◆ **Requirement**: From the first line of the listing below to the line with "the plot div", print each line exactly, and nothing more. Leave out the pictures.

◆ **Raw data**:
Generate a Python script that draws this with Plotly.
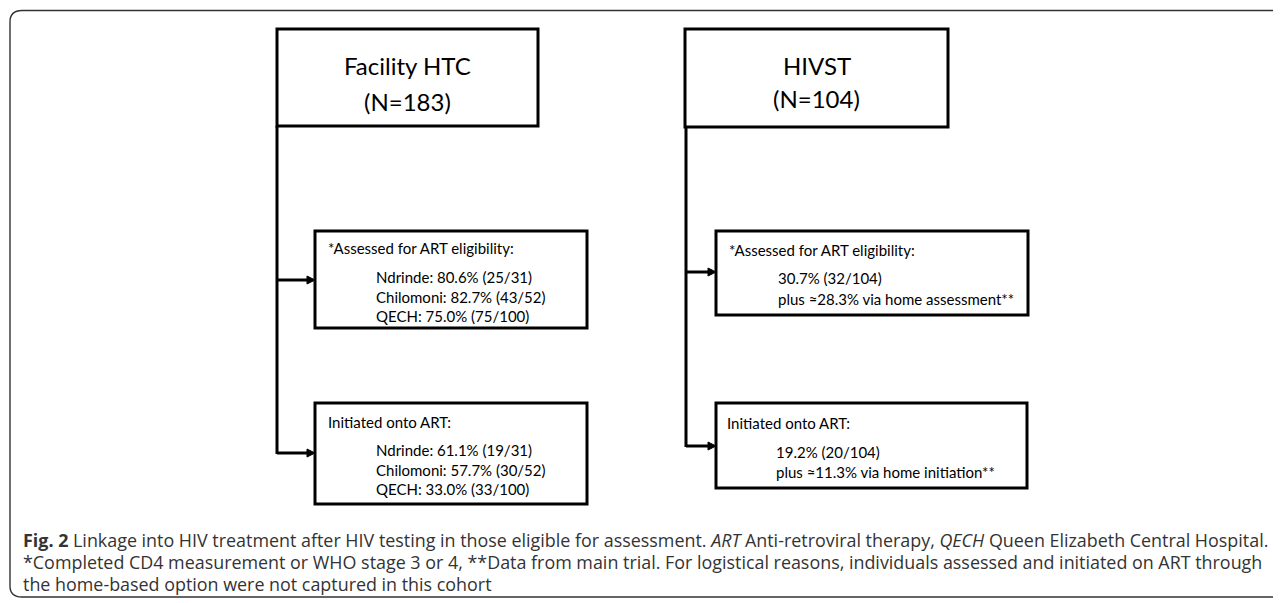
import plotly.graph_objects as go

W, H = 1281, 603
OFF = 8  # page body margin around the plot div

# ---- content (texts) ----
arm_titles = ["Facility HTC", "HIVST"]
arm_n = ["(N=183)", "(N=104)"]
step_titles = ["*Assessed for ART eligibility:", "Initiated onto ART:"]
facility_assessed = ["Ndrinde: 80.6% (25/31)", "Chilomoni: 82.7% (43/52)", "QECH: 75.0% (75/100)"]
facility_initiated = ["Ndrinde: 61.1% (19/31)", "Chilomoni: 57.7% (30/52)", "QECH: 33.0% (33/100)"]
hivst_assessed = ["30.7% (32/104)", "plus \u224828.3% via home assessment**"]
hivst_initiated = ["19.2% (20/104)", "plus \u224811.3% via home initiation**"]
caption_lines = [
    "<b>Fig. 2</b> Linkage into HIV treatment after HIV testing in those eligible for assessment. <i>ART</i> Anti-retroviral therapy, <i>QECH</i> Queen Elizabeth Central Hospital.",
    "*Completed CD4 measurement or WHO stage 3 or 4, **Data from main trial. For logistical reasons, individuals assessed and initiated on ART through",
    "the home-based option were not captured in this cohort",
]

BOX_FONT = "Lato, 'Open Sans', sans-serif"
CAP_FONT = "'Open Sans', sans-serif"
LW = 3

shapes = []
annotations = []

def rect(x0, y0, x1, y1):
    shapes.append(dict(type="rect", xref="x", yref="y", x0=x0, y0=y0, x1=x1, y1=y1,
                       line=dict(color="black", width=LW), fillcolor="white", layer="below"))

def line(x0, y0, x1, y1):
    shapes.append(dict(type="line", xref="x", yref="y", x0=x0, y0=y0, x1=x1, y1=y1,
                       line=dict(color="black", width=LW), layer="below"))

def arrow(x0, y, x1):
    line(x0, y, x1 - 6, y)
    shapes.append(dict(type="path", xref="x", yref="y",
                       path=f"M {x1-8},{y-4} L {x1},{y} L {x1-8},{y+4} Z",
                       fillcolor="black", line=dict(color="black", width=1), layer="below"))

def text(x, y, s, size, anchor="left", font=BOX_FONT, color="black"):
    annotations.append(dict(x=x, y=y, xref="x", yref="y", text=s, showarrow=False,
                            xanchor=anchor, yanchor="middle",
                            font=dict(family=font, size=size, color=color)))

# outer rounded frame
shapes.append(dict(type="path", xref="x", yref="y",
                   path="M 1300,10.5 L 22,10.5 Q 10,10.5 10,22 L 10,586 Q 10,597 22,597 L 1300,597",
                   line=dict(color="#333333", width=1.4), layer="below"))

# --- Facility arm ---
line(277, 126, 277, 454)
arrow(277, 280, 315)
arrow(277, 453, 315)
rect(277, 29, 538, 126)
text(407.5, 65, arm_titles[0], 24, "center")
text(407.5, 101, arm_n[0], 24, "center")

rect(315, 231, 587, 328)
text(326, 248, step_titles[0], 15)
for i, s in enumerate(facility_assessed):
    text(374, 277 + 19.5 * i, s, 15)

rect(315, 403, 587, 504)
text(326, 422, step_titles[1], 15)
for i, s in enumerate(facility_initiated):
    text(374, 450 + 19.5 * i, s, 15)

# --- HIVST arm ---
line(686, 127, 686, 447)
arrow(686, 272, 716)
arrow(686, 446, 716)
rect(685, 29, 948, 127)
text(816.5, 65, arm_titles[1], 24, "center")
text(816.5, 98, arm_n[1], 24, "center")

rect(716, 231, 1028, 315)
text(727, 250, step_titles[0], 15)
for i, s in enumerate(hivst_assessed):
    text(776, 278 + 21 * i, s, 15)

rect(716, 403, 1027, 488)
text(725, 423, step_titles[1], 15)
for i, s in enumerate(hivst_initiated):
    text(774, 452 + 20 * i, s, 15)

# --- caption ---
for i, s in enumerate(caption_lines):
    text(21, 540 + 22 * i, s, 17.9, font=CAP_FONT, color="#333333")

fig = go.Figure()
fig.update_layout(
    width=W - OFF, height=H - OFF,
    margin=dict(l=0, r=0, t=0, b=0),
    paper_bgcolor="white", plot_bgcolor="white",
    xaxis=dict(range=[OFF, W], visible=False, fixedrange=True),
    yaxis=dict(range=[H, OFF], visible=False, fixedrange=True),
    shapes=shapes, annotations=annotations, showlegend=False,
)
fig.write_html("out.html", config={"displayModeBar": False})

◆ **Solved problem**:
Generate a Python script that draws this with Plotly.
import plotly.graph_objects as go

W, H = 1281, 603
OFF = 8  # page body margin around the plot div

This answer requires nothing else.